Getting “back on track” I wasn’t interested in writing as much as I wanted to return to some deeper reading. Over the past couple of months, I’d finished In the Dust of This Planet: Horror of Philosophy by Eugene Thacker, The Third Unconscious by Franco “Bifo” Berardi, and was making progress in The Age of Disruption: Technology and Madness in Computational Capitalism by Bernard Stiegler, but I was stumbling with this last one so I’ve turned to A Thousand Plateaus by Gilles Deleuze and Felix Guattari. Whoa there, from super complex to mega-complex, are you sure that’s the path you want to take? I’m not certain but I’m thinking that it might help pave the way to that end. I do write notes to myself trying to explain what I think I’m figuring out from some of these obtuse writings that typically wouldn’t find their way to a blog but this is different as I’m filling a space to let future self know what I was doing here in early 2022. So for example, here’s a paragraph I wrote a couple of days ago where I’m trying to understand Deleuze’s writing on strata:

As we fix on certainty (arrogance and ego) we limit ourselves to living in the corner of the tiniest universe while searching for stability and the absence of chaos because the turmoil of uncertainty frightens those not prepared for exploration. Disrupting our ideas could lead to us challenging what we believe are foundations of maturity as that’s what we are graded and promoted on. In these situations, only those who hire, fire, arrest, grant credit, and allow our existence have authority. We are helpless and can’t think for ourselves, that was buried in some long-lost strata, which by definition is rigid and inescapable until the underlying foundation (earth/reality) convulsed, thus upsetting the order of things in crushing profoundly destructive ways.

After a morning and afternoon trying to decipher concepts such as Body without Organs, Deterritorializations, Planes of Consistency, Rhizomes (not in the sense you might think), and assemblages my focus is finished. At best I can tolerate listening to another 20 minutes of Caroline reading more from In Search of Lost Time by Marcel Proust on the way home, the first 20 minutes is read on the way to her office. After that, I struggle to convince myself to make dinner and then we head out for the last one-mile walk around our neighborhood. The final two hours of these evenings are open to mindlessness but certainly never television.

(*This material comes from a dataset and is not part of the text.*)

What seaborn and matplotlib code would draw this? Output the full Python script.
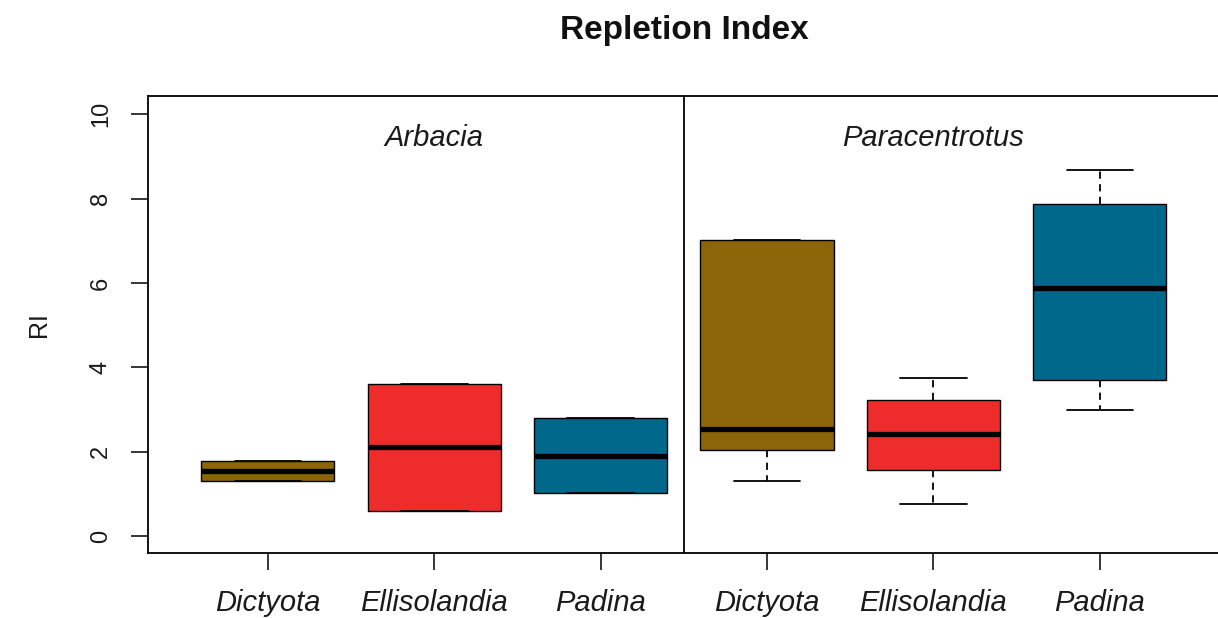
import matplotlib
matplotlib.use("Agg")
import matplotlib.pyplot as plt
import seaborn as sns
import pandas as pd

# Repletion index observations per sea urchin / algal diet group
species = ["Arbacia", "Arbacia", "Arbacia",
           "Paracentrotus", "Paracentrotus", "Paracentrotus"]
algae = ["Dictyota", "Ellisolandia", "Padina",
         "Dictyota", "Ellisolandia", "Padina"]
arbacia_dictyota = [1.31, 1.31, 1.55, 1.78, 1.78]
arbacia_ellisolandia = [0.59, 0.59, 2.11, 3.61, 3.61]
arbacia_padina = [1.02, 1.02, 1.90, 2.80, 2.80]
paracentrotus_dictyota = [1.31, 2.04, 2.54, 7.01, 7.01]
paracentrotus_ellisolandia = [0.76, 1.57, 2.42, 3.23, 3.75]
paracentrotus_padina = [2.99, 3.71, 5.89, 7.86, 8.67]
y_ticks = [0, 2, 4, 6, 8, 10]

alga_colors = {"Dictyota": "#8B6508", "Ellisolandia": "#EE2C2C", "Padina": "#00688B"}

values = [arbacia_dictyota, arbacia_ellisolandia, arbacia_padina,
          paracentrotus_dictyota, paracentrotus_ellisolandia, paracentrotus_padina]
rows = []
for sp, al, vals in zip(species, algae, values):
    for v in vals:
        rows.append({"group": f"{sp} {al}", "species": sp, "alga": al, "RI": v})
df = pd.DataFrame(rows)
order = [f"{sp} {al}" for sp, al in zip(species, algae)]
palette = {f"{sp} {al}": alga_colors[al] for sp, al in zip(species, algae)}

sns.set_style("white")
plt.rcParams["font.family"] = ["Liberation Sans", "DejaVu Sans"]

fig = plt.figure(figsize=(12.18, 6.18), dpi=100)
ax = fig.add_axes([148 / 1218, 65 / 618, 1075 / 1218, 457 / 618])

sns.boxplot(data=df, x="group", y="RI", hue="group", order=order, hue_order=order,
            palette=palette, saturation=1, width=0.8, whis=(0, 100),
            linecolor="black", linewidth=1.0, legend=False, showfliers=False,
            medianprops=dict(color="black", linewidth=3.8, solid_capstyle="butt"),
            whiskerprops=dict(color="black", linewidth=1.3, linestyle=(0, (4, 3))),
            capprops=dict(color="black", linewidth=1.3),
            ax=ax)

ax.set_xlim(-0.72, 5.74)
ax.set_ylim(-0.4, 10.43)
ax.axvline(2.5, color="black", linewidth=1.3)

ax.set_xticks(range(6))
ax.set_xticklabels(algae, fontsize=21, style="italic", color="#1a1a1a")
ax.set_yticks(y_ticks)
ax.set_yticklabels([str(t) for t in y_ticks], fontsize=17, rotation=90, va="center",
                   color="#1a1a1a")
ax.tick_params(axis="x", length=12, width=1.1, color="black", pad=14, bottom=True)
ax.tick_params(axis="y", length=12, width=1.1, color="black", pad=14, left=True)
ax.set_xlabel("")
ax.set_ylabel("RI", fontsize=18, color="#1a1a1a")
ax.yaxis.set_label_coords(-0.09, 0.5)

for name, s in ax.spines.items():
    s.set_visible(name != "right")
    s.set_color("black")
    s.set_linewidth(1.3)

ax.text(1, 9.43, "Arbacia", fontsize=21, style="italic", ha="center", va="center",
        color="#1a1a1a")
ax.text(4, 9.43, "Paracentrotus", fontsize=21, style="italic", ha="center", va="center",
        color="#1a1a1a")

fig.text(684 / 1218, 1 - 31 / 618, "Repletion Index", fontsize=24, fontweight="bold",
         ha="center", va="center", color="#111111")

fig.savefig("out.png", dpi=100, facecolor="white")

Between chatting here at the coffee shop where I’m also trying to write this morning I’ve already spent 3 hours of my time and haven’t cracked open my book yet; as a matter of fact, that’s certainly not going to happen before lunch. Also, I need to consider if anything special needs tending to with regards to our visit to the Grand Canyon starting tomorrow. That’s about it for now.

2 Replies to “What’s Going On?”

  1. I’m trying to recall if I contributed to distracting you on that Thursday morning at the coffee shop. If I did, I beg your forgiveness. I know I’m not a Deleuze-caliber thinker, but I hope our conversation is as valuable to you as it is to me.

    1. Hah…nobody distracts me as much as I do and as for the Deleuze-caliber thinker, if I were that I’d also be a Deleuze-caliber writer. Thanks for the compliment and be assured that the feelings about our conversations is mutual.